> _Exercise material_
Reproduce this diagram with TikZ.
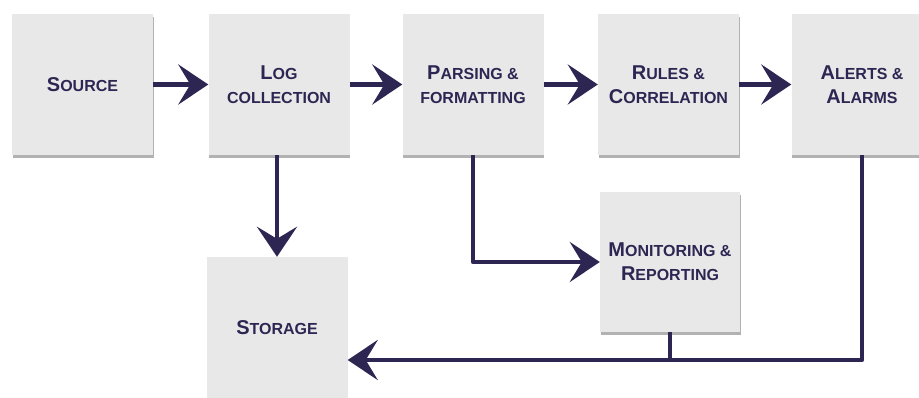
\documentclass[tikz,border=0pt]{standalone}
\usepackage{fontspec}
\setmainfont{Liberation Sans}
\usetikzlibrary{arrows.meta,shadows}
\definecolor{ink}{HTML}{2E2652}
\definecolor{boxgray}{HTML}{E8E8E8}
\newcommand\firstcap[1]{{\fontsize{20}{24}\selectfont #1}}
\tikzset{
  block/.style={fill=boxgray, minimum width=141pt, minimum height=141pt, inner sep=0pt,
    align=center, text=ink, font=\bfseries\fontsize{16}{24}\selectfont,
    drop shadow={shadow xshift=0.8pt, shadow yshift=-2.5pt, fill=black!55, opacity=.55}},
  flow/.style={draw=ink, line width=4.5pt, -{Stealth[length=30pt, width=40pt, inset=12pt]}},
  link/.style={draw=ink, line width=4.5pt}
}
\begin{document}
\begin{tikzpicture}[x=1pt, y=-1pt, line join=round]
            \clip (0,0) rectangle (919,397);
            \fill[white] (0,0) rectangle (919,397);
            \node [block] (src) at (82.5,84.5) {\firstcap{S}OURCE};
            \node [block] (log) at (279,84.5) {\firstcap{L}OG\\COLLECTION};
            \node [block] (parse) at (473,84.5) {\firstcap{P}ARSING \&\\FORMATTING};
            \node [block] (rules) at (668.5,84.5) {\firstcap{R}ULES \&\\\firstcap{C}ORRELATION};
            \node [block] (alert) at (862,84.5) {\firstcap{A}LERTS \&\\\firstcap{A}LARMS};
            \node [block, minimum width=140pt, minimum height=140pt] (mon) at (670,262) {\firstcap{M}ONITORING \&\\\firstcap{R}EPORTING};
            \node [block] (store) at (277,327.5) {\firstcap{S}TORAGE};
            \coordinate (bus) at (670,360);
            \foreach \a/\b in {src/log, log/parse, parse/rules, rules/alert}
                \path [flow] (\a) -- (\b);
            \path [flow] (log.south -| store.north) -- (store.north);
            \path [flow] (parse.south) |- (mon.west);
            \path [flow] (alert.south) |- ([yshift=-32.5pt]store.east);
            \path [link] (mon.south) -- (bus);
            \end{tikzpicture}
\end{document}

--

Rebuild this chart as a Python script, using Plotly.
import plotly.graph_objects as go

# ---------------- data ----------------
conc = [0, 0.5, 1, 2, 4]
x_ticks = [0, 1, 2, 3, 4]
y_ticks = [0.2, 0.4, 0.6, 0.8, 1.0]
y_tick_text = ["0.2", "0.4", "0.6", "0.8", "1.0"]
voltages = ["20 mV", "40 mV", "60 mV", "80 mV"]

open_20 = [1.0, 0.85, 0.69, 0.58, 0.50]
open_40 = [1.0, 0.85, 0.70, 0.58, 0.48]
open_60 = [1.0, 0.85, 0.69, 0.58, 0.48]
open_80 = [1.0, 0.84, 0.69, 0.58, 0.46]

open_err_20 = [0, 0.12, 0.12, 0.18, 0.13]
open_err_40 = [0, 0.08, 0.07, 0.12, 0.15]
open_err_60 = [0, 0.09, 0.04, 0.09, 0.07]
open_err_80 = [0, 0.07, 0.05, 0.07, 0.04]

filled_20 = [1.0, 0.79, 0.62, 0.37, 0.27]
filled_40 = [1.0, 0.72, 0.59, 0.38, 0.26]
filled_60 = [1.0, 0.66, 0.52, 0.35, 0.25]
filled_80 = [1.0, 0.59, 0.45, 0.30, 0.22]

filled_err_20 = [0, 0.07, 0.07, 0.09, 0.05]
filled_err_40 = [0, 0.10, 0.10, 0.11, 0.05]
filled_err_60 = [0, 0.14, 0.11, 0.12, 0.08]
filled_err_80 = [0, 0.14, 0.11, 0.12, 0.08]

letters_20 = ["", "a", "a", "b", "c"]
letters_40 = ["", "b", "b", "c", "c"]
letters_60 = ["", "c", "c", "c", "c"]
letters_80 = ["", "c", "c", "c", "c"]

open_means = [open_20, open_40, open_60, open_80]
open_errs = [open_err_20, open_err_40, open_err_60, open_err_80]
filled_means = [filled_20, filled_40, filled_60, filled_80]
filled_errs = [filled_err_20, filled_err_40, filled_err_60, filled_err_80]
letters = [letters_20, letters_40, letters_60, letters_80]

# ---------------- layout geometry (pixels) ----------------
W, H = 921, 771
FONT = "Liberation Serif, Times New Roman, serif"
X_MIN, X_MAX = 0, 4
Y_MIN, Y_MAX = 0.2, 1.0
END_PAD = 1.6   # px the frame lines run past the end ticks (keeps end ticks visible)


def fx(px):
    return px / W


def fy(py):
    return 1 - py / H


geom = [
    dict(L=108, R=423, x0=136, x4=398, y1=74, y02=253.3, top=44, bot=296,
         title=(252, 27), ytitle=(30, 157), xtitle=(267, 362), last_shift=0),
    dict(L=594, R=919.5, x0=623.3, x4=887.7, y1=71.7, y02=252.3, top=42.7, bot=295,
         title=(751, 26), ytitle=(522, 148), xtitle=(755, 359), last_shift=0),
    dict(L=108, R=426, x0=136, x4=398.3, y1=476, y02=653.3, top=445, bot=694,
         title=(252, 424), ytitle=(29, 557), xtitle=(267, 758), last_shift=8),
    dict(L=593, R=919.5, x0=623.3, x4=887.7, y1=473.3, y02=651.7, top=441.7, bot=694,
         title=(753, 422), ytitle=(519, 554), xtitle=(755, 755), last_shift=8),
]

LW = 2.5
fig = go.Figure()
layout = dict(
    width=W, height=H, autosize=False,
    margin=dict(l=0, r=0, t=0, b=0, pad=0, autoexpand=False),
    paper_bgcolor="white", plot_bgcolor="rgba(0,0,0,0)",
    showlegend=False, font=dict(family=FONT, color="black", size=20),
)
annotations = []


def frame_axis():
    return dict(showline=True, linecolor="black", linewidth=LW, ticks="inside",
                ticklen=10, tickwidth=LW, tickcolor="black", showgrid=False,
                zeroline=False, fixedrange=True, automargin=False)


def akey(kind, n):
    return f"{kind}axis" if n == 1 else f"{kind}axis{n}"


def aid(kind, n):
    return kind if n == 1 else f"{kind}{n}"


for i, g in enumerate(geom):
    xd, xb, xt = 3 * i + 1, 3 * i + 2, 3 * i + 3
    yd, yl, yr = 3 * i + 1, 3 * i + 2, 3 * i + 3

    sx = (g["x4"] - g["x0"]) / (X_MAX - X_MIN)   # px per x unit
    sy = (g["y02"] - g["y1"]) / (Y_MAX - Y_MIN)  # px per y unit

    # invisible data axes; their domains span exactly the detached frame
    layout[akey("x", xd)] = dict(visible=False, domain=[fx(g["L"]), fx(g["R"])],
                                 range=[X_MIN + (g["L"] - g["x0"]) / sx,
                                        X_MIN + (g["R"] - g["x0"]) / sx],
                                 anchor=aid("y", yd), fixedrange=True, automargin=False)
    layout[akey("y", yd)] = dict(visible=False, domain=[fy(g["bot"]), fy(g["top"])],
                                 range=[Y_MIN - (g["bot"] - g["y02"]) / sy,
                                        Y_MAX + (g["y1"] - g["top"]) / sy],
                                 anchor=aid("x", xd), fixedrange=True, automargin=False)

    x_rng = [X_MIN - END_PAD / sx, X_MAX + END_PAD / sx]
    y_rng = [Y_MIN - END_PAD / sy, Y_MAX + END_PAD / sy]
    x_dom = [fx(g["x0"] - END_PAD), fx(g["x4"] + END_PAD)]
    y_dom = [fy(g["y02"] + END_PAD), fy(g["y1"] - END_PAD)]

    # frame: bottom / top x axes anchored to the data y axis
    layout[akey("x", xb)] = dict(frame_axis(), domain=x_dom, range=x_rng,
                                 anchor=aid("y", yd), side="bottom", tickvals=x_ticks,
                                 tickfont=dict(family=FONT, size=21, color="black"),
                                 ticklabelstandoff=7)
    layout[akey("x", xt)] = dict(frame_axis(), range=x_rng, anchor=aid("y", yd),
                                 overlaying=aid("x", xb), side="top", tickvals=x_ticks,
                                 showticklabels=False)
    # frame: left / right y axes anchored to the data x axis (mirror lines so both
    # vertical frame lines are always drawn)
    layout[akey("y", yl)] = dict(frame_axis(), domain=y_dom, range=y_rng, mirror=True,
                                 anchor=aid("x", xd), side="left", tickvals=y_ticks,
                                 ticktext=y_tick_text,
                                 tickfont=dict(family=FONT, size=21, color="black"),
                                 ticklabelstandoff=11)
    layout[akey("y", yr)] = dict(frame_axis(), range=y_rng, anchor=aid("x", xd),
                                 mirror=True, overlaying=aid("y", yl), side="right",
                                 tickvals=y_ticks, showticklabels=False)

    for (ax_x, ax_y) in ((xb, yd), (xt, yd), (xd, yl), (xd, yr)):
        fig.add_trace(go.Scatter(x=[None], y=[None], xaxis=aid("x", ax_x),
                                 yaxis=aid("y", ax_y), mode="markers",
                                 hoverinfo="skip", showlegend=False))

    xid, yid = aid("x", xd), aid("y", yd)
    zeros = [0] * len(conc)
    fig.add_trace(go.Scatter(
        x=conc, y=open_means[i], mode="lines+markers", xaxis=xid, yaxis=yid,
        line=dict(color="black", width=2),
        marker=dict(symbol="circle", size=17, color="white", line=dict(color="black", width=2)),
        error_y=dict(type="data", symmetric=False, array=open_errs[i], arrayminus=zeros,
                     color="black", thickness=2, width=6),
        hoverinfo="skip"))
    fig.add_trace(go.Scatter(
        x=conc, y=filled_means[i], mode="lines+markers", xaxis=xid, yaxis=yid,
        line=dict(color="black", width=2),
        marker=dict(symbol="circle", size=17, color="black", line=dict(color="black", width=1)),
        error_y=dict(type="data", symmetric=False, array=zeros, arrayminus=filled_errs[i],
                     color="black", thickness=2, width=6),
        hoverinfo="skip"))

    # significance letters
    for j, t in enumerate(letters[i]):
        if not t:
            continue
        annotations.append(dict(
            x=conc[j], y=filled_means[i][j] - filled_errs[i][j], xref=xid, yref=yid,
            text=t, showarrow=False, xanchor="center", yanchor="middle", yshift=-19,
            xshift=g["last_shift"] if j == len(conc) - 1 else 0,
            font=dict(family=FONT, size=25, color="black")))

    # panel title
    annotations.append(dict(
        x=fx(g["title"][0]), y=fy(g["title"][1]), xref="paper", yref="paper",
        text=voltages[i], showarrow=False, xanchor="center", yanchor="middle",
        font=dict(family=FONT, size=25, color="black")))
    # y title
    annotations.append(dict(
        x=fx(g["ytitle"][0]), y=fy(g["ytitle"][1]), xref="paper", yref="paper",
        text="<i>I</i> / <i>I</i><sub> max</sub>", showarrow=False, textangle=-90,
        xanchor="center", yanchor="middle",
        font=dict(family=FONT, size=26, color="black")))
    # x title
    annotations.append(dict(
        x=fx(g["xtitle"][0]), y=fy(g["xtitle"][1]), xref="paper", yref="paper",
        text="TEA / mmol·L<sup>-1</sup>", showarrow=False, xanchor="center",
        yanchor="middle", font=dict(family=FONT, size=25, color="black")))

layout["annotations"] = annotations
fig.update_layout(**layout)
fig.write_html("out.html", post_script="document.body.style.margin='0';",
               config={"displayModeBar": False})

--

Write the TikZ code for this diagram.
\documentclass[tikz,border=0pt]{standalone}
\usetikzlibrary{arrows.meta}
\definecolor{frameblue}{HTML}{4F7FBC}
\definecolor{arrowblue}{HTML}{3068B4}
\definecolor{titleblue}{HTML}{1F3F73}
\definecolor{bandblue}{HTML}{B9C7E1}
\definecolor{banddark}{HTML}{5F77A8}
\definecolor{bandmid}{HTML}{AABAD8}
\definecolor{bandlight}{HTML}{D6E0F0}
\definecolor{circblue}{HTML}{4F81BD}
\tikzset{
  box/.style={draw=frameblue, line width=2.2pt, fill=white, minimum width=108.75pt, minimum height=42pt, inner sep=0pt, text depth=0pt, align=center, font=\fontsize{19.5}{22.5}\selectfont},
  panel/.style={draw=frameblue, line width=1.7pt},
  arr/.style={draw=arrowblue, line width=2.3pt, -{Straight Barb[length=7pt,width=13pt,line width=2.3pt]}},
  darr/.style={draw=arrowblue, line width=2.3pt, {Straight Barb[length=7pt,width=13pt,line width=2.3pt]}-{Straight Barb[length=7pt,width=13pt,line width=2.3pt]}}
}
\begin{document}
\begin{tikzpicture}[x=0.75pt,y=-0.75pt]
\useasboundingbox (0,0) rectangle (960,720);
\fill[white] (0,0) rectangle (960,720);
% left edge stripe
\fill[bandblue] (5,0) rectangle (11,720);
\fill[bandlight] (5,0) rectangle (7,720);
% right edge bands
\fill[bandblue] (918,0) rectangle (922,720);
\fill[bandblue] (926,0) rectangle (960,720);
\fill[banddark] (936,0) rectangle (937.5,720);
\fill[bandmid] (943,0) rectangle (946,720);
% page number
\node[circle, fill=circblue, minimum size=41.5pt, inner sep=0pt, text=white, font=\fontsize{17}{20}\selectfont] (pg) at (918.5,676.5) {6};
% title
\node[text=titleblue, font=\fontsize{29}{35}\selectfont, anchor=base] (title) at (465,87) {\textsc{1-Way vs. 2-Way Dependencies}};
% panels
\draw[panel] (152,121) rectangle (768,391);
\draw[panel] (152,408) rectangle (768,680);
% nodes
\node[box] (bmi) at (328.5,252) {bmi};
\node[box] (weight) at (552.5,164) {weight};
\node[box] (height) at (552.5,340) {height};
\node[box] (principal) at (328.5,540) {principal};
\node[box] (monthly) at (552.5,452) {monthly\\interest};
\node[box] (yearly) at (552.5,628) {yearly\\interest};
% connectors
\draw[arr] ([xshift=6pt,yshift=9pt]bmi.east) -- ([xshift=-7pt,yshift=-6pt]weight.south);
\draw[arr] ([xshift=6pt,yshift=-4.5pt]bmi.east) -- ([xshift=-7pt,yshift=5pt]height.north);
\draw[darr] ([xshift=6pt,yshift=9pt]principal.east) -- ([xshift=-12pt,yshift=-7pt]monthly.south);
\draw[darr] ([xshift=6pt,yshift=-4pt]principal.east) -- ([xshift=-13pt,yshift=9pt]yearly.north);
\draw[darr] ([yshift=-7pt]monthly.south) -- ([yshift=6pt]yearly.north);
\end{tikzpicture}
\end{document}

> _Requirement_
Quote word for word the lines from the line holding "Rebuild this chart" through the line holding "letters = [letters_20, letters_40, letters_60, letters_80]"; include both of those lines and add nothing.

> _Expected output_
Rebuild this chart as a Python script, using Plotly.
import plotly.graph_objects as go

# ---------------- data ----------------
conc = [0, 0.5, 1, 2, 4]
x_ticks = [0, 1, 2, 3, 4]
y_ticks = [0.2, 0.4, 0.6, 0.8, 1.0]
y_tick_text = ["0.2", "0.4", "0.6", "0.8", "1.0"]
voltages = ["20 mV", "40 mV", "60 mV", "80 mV"]

open_20 = [1.0, 0.85, 0.69, 0.58, 0.50]
open_40 = [1.0, 0.85, 0.70, 0.58, 0.48]
open_60 = [1.0, 0.85, 0.69, 0.58, 0.48]
open_80 = [1.0, 0.84, 0.69, 0.58, 0.46]

open_err_20 = [0, 0.12, 0.12, 0.18, 0.13]
open_err_40 = [0, 0.08, 0.07, 0.12, 0.15]
open_err_60 = [0, 0.09, 0.04, 0.09, 0.07]
open_err_80 = [0, 0.07, 0.05, 0.07, 0.04]

filled_20 = [1.0, 0.79, 0.62, 0.37, 0.27]
filled_40 = [1.0, 0.72, 0.59, 0.38, 0.26]
filled_60 = [1.0, 0.66, 0.52, 0.35, 0.25]
filled_80 = [1.0, 0.59, 0.45, 0.30, 0.22]

filled_err_20 = [0, 0.07, 0.07, 0.09, 0.05]
filled_err_40 = [0, 0.10, 0.10, 0.11, 0.05]
filled_err_60 = [0, 0.14, 0.11, 0.12, 0.08]
filled_err_80 = [0, 0.14, 0.11, 0.12, 0.08]

letters_20 = ["", "a", "a", "b", "c"]
letters_40 = ["", "b", "b", "c", "c"]
letters_60 = ["", "c", "c", "c", "c"]
letters_80 = ["", "c", "c", "c", "c"]

open_means = [open_20, open_40, open_60, open_80]
open_errs = [open_err_20, open_err_40, open_err_60, open_err_80]
filled_means = [filled_20, filled_40, filled_60, filled_80]
filled_errs = [filled_err_20, filled_err_40, filled_err_60, filled_err_80]
letters = [letters_20, letters_40, letters_60, letters_80]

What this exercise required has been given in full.